### THE REQUEST
All of the material below is to be restated word for word, apart from the pictures.

### DATA EXCERPT
####################
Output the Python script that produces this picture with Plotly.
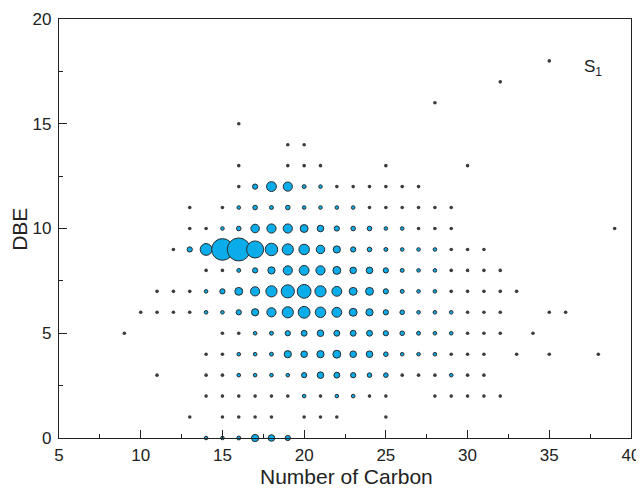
import plotly.graph_objects as go

T = 0.3  # trace-level abundance (tiny dots)

# (DBE, carbon number, relative abundance) read row by row
dbe = []
carbon = []
abundance = []

rows = {
    18: [(35, T)],
    17: [(32, T)],
    16: [(28, T)],
    15: [(16, T)],
    14: [(19, T), (20, T)],
    13: [(16, T), (19, T), (20, T), (21, T), (25, T), (30, T)],
    12: [(16, T), (17, 5.2), (18, 18.4), (19, 16), (20, 2.9), (21, 1.3), (22, T), (23, T),
         (24, T), (25, T), (26, T), (27, T)],
    11: [(13, T), (15, T), (16, 1.3), (17, 4.0), (18, 2.9), (19, 4.0), (20, 2.0), (21, 2.0),
         (22, 0.7), (23, 0.7), (24, T), (25, T), (26, T), (27, T), (28, T), (29, T)],
    10: [(13, T), (14, T), (15, 1.3), (16, 4.0), (17, 13.8), (18, 16), (19, 16), (20, 11.8),
         (21, 8.2), (22, 5.2), (23, 4.0), (24, 4.0), (25, 2.0), (26, 0.7), (27, T), (28, T),
         (29, T), (39, T)],
    9: [(12, T), (13, 5.2), (14, 26.4), (15, 88.9), (16, 100), (17, 55.2), (18, 29.5),
        (19, 23.6), (20, 20.9), (21, 13.8), (22, 9.9), (23, 5.2), (24, 4.0), (25, 2.9),
        (26, 1.3), (27, 0.7), (28, 0.7), (29, T), (30, T), (31, T)],
    8: [(14, T), (15, T), (16, 2.9), (17, 5.2), (18, 9.9), (19, 16), (20, 18.4), (21, 16),
        (22, 11.8), (23, 8.2), (24, 8.2), (25, 5.2), (26, 2.9), (27, 1.3), (28, 0.7),
        (29, T), (30, T), (31, T), (32, T)],
    7: [(11, T), (12, T), (13, T), (14, 1.3), (15, 5.2), (16, 11.8), (17, 16), (18, 23.6),
        (19, 32.7), (20, 36), (21, 23.6), (22, 18.4), (23, 11.8), (24, 11.8), (25, 5.2),
        (26, 2.9), (27, 1.3), (28, 1.3), (29, T), (30, T), (31, T), (32, T), (33, T)],
    6: [(10, T), (11, T), (12, T), (13, T), (14, 0.7), (15, 2.0), (16, 5.2), (17, 9.9),
        (18, 16), (19, 23.6), (20, 26.4), (21, 20.9), (22, 18.4), (23, 11.8), (24, 9.9),
        (25, 5.2), (26, 4.0), (27, 1.3), (28, 0.7), (29, 0.7), (30, T), (31, T), (32, T),
        (35, T), (36, T)],
    5: [(9, T), (15, T), (16, T), (17, 0.7), (18, 2.9), (19, 5.2), (20, 6.6), (21, 8.2),
        (22, 6.6), (23, 6.6), (24, 6.6), (25, 5.2), (26, 4.0), (27, 2.9), (28, 0.7),
        (29, 0.7), (30, T), (31, T), (32, T), (34, T)],
    4: [(14, T), (15, T), (16, 0.5), (17, 0.5), (18, 2.9), (19, 9.9), (20, 8.2), (21, 9.9),
        (22, 11.8), (23, 8.2), (24, 8.2), (25, 4.0), (26, 2.0), (27, 0.7), (28, 0.7),
        (29, T), (30, T), (31, T), (33, T), (35, T), (38, T)],
    3: [(11, T), (14, T), (15, T), (16, 0.7), (17, 0.5), (18, 1.3), (19, 1.3), (20, 5.2),
        (21, 8.2), (22, 6.6), (23, 5.2), (24, 4.0), (25, 4.0), (26, T), (27, T), (28, T),
        (29, 0.7), (30, T), (31, T)],
    2: [(14, T), (15, T), (16, T), (17, T), (18, T), (19, T), (20, 2.0), (21, T), (22, 0.5),
        (23, 0.5), (24, T), (25, T), (28, T), (29, T), (30, T), (31, T), (32, T)],
    1: [(13, T), (15, T), (16, T), (17, T), (18, T), (20, T), (21, T), (22, T), (25, T)],
    0: [(14, 0.7), (15, 2.0), (16, 2.9), (17, 9.9), (18, 8.2), (19, 5.2)],
}
for d, pts in rows.items():
    for c, a in pts:
        dbe.append(d)
        carbon.append(c)
        abundance.append(a)

x_ticks = [5, 10, 15, 20, 25, 30, 35, 40]
y_ticks = [0, 5, 10, 15, 20]

FILL = "#0AADEA"
EDGE = "#2a2a2a"
fill_colors = ["#3c3c3c" if a <= T else FILL for a in abundance]
edge_widths = [0 if a <= T else 1 for a in abundance]

max_size = 23
fig = go.Figure()
fig.add_trace(go.Scatter(
    x=carbon, y=dbe, mode="markers",
    marker=dict(
        size=abundance, sizemode="area",
        sizeref=2 * max(abundance) / max_size ** 2, sizemin=1.8,
        color=fill_colors, opacity=1,
        line=dict(color=EDGE, width=edge_widths),
    ),
    cliponaxis=False, hoverinfo="x+y",
))

font_family = "Arial, Liberation Sans, sans-serif"
axis_common = dict(
    showgrid=False, zeroline=False, showline=True, linecolor="#222", linewidth=1.3,
    mirror=True, ticks="inside", ticklen=8, tickwidth=1, tickcolor="#222",
    tickfont=dict(family=font_family, size=17, color="#222"), automargin=False,
)
fig.update_xaxes(
    range=[5, 40], tickvals=x_ticks, ticklabelstandoff=1,
    minor=dict(ticks="inside", dtick=2.5, tick0=5, ticklen=4, tickcolor="#222", tickwidth=1),
    **axis_common,
)
fig.update_yaxes(
    range=[0, 20], tickvals=y_ticks, ticklabelstandoff=3,
    minor=dict(ticks="inside", dtick=2.5, tick0=0, ticklen=4, tickcolor="#222", tickwidth=1),
    **axis_common,
)
title_font = dict(family=font_family, size=21, color="#222")
fig.add_annotation(x=0.503, y=-0.093, xref="paper", yref="paper", text="Number of Carbon",
                   showarrow=False, font=title_font, xanchor="center", yanchor="middle")
fig.add_annotation(x=-0.068, y=0.497, xref="paper", yref="paper", text="DBE",
                   showarrow=False, font=title_font, textangle=-90,
                   xanchor="center", yanchor="middle")
fig.add_annotation(x=0.914, y=0.884, xref="paper", yref="paper", text="S<sub>1</sub>",
                   showarrow=False, font=dict(family=font_family, size=17, color="#222"),
                   xanchor="left", yanchor="middle")
# the page body adds an 8px offset, so the figure is sized to fit within the window
fig.update_layout(
    width=636, height=491, plot_bgcolor="white", paper_bgcolor="white",
    margin=dict(l=51, r=13, t=11, b=61), showlegend=False,
)
fig.write_html("out.html")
####################
### FULL ANSWER
Output the Python script that produces this picture with Plotly.
import plotly.graph_objects as go

T = 0.3  # trace-level abundance (tiny dots)

# (DBE, carbon number, relative abundance) read row by row
dbe = []
carbon = []
abundance = []

rows = {
    18: [(35, T)],
    17: [(32, T)],
    16: [(28, T)],
    15: [(16, T)],
    14: [(19, T), (20, T)],
    13: [(16, T), (19, T), (20, T), (21, T), (25, T), (30, T)],
    12: [(16, T), (17, 5.2), (18, 18.4), (19, 16), (20, 2.9), (21, 1.3), (22, T), (23, T),
         (24, T), (25, T), (26, T), (27, T)],
    11: [(13, T), (15, T), (16, 1.3), (17, 4.0), (18, 2.9), (19, 4.0), (20, 2.0), (21, 2.0),
         (22, 0.7), (23, 0.7), (24, T), (25, T), (26, T), (27, T), (28, T), (29, T)],
    10: [(13, T), (14, T), (15, 1.3), (16, 4.0), (17, 13.8), (18, 16), (19, 16), (20, 11.8),
         (21, 8.2), (22, 5.2), (23, 4.0), (24, 4.0), (25, 2.0), (26, 0.7), (27, T), (28, T),
         (29, T), (39, T)],
    9: [(12, T), (13, 5.2), (14, 26.4), (15, 88.9), (16, 100), (17, 55.2), (18, 29.5),
        (19, 23.6), (20, 20.9), (21, 13.8), (22, 9.9), (23, 5.2), (24, 4.0), (25, 2.9),
        (26, 1.3), (27, 0.7), (28, 0.7), (29, T), (30, T), (31, T)],
    8: [(14, T), (15, T), (16, 2.9), (17, 5.2), (18, 9.9), (19, 16), (20, 18.4), (21, 16),
        (22, 11.8), (23, 8.2), (24, 8.2), (25, 5.2), (26, 2.9), (27, 1.3), (28, 0.7),
        (29, T), (30, T), (31, T), (32, T)],
    7: [(11, T), (12, T), (13, T), (14, 1.3), (15, 5.2), (16, 11.8), (17, 16), (18, 23.6),
        (19, 32.7), (20, 36), (21, 23.6), (22, 18.4), (23, 11.8), (24, 11.8), (25, 5.2),
        (26, 2.9), (27, 1.3), (28, 1.3), (29, T), (30, T), (31, T), (32, T), (33, T)],
    6: [(10, T), (11, T), (12, T), (13, T), (14, 0.7), (15, 2.0), (16, 5.2), (17, 9.9),
        (18, 16), (19, 23.6), (20, 26.4), (21, 20.9), (22, 18.4), (23, 11.8), (24, 9.9),
        (25, 5.2), (26, 4.0), (27, 1.3), (28, 0.7), (29, 0.7), (30, T), (31, T), (32, T),
        (35, T), (36, T)],
    5: [(9, T), (15, T), (16, T), (17, 0.7), (18, 2.9), (19, 5.2), (20, 6.6), (21, 8.2),
        (22, 6.6), (23, 6.6), (24, 6.6), (25, 5.2), (26, 4.0), (27, 2.9), (28, 0.7),
        (29, 0.7), (30, T), (31, T), (32, T), (34, T)],
    4: [(14, T), (15, T), (16, 0.5), (17, 0.5), (18, 2.9), (19, 9.9), (20, 8.2), (21, 9.9),
        (22, 11.8), (23, 8.2), (24, 8.2), (25, 4.0), (26, 2.0), (27, 0.7), (28, 0.7),
        (29, T), (30, T), (31, T), (33, T), (35, T), (38, T)],
    3: [(11, T), (14, T), (15, T), (16, 0.7), (17, 0.5), (18, 1.3), (19, 1.3), (20, 5.2),
        (21, 8.2), (22, 6.6), (23, 5.2), (24, 4.0), (25, 4.0), (26, T), (27, T), (28, T),
        (29, 0.7), (30, T), (31, T)],
    2: [(14, T), (15, T), (16, T), (17, T), (18, T), (19, T), (20, 2.0), (21, T), (22, 0.5),
        (23, 0.5), (24, T), (25, T), (28, T), (29, T), (30, T), (31, T), (32, T)],
    1: [(13, T), (15, T), (16, T), (17, T), (18, T), (20, T), (21, T), (22, T), (25, T)],
    0: [(14, 0.7), (15, 2.0), (16, 2.9), (17, 9.9), (18, 8.2), (19, 5.2)],
}
for d, pts in rows.items():
    for c, a in pts:
        dbe.append(d)
        carbon.append(c)
        abundance.append(a)

x_ticks = [5, 10, 15, 20, 25, 30, 35, 40]
y_ticks = [0, 5, 10, 15, 20]

FILL = "#0AADEA"
EDGE = "#2a2a2a"
fill_colors = ["#3c3c3c" if a <= T else FILL for a in abundance]
edge_widths = [0 if a <= T else 1 for a in abundance]

max_size = 23
fig = go.Figure()
fig.add_trace(go.Scatter(
    x=carbon, y=dbe, mode="markers",
    marker=dict(
        size=abundance, sizemode="area",
        sizeref=2 * max(abundance) / max_size ** 2, sizemin=1.8,
        color=fill_colors, opacity=1,
        line=dict(color=EDGE, width=edge_widths),
    ),
    cliponaxis=False, hoverinfo="x+y",
))

font_family = "Arial, Liberation Sans, sans-serif"
axis_common = dict(
    showgrid=False, zeroline=False, showline=True, linecolor="#222", linewidth=1.3,
    mirror=True, ticks="inside", ticklen=8, tickwidth=1, tickcolor="#222",
    tickfont=dict(family=font_family, size=17, color="#222"), automargin=False,
)
fig.update_xaxes(
    range=[5, 40], tickvals=x_ticks, ticklabelstandoff=1,
    minor=dict(ticks="inside", dtick=2.5, tick0=5, ticklen=4, tickcolor="#222", tickwidth=1),
    **axis_common,
)
fig.update_yaxes(
    range=[0, 20], tickvals=y_ticks, ticklabelstandoff=3,
    minor=dict(ticks="inside", dtick=2.5, tick0=0, ticklen=4, tickcolor="#222", tickwidth=1),
    **axis_common,
)
title_font = dict(family=font_family, size=21, color="#222")
fig.add_annotation(x=0.503, y=-0.093, xref="paper", yref="paper", text="Number of Carbon",
                   showarrow=False, font=title_font, xanchor="center", yanchor="middle")
fig.add_annotation(x=-0.068, y=0.497, xref="paper", yref="paper", text="DBE",
                   showarrow=False, font=title_font, textangle=-90,
                   xanchor="center", yanchor="middle")
fig.add_annotation(x=0.914, y=0.884, xref="paper", yref="paper", text="S<sub>1</sub>",
                   showarrow=False, font=dict(family=font_family, size=17, color="#222"),
                   xanchor="left", yanchor="middle")
# the page body adds an 8px offset, so the figure is sized to fit within the window
fig.update_layout(
    width=636, height=491, plot_bgcolor="white", paper_bgcolor="white",
    margin=dict(l=51, r=13, t=11, b=61), showlegend=False,
)
fig.write_html("out.html")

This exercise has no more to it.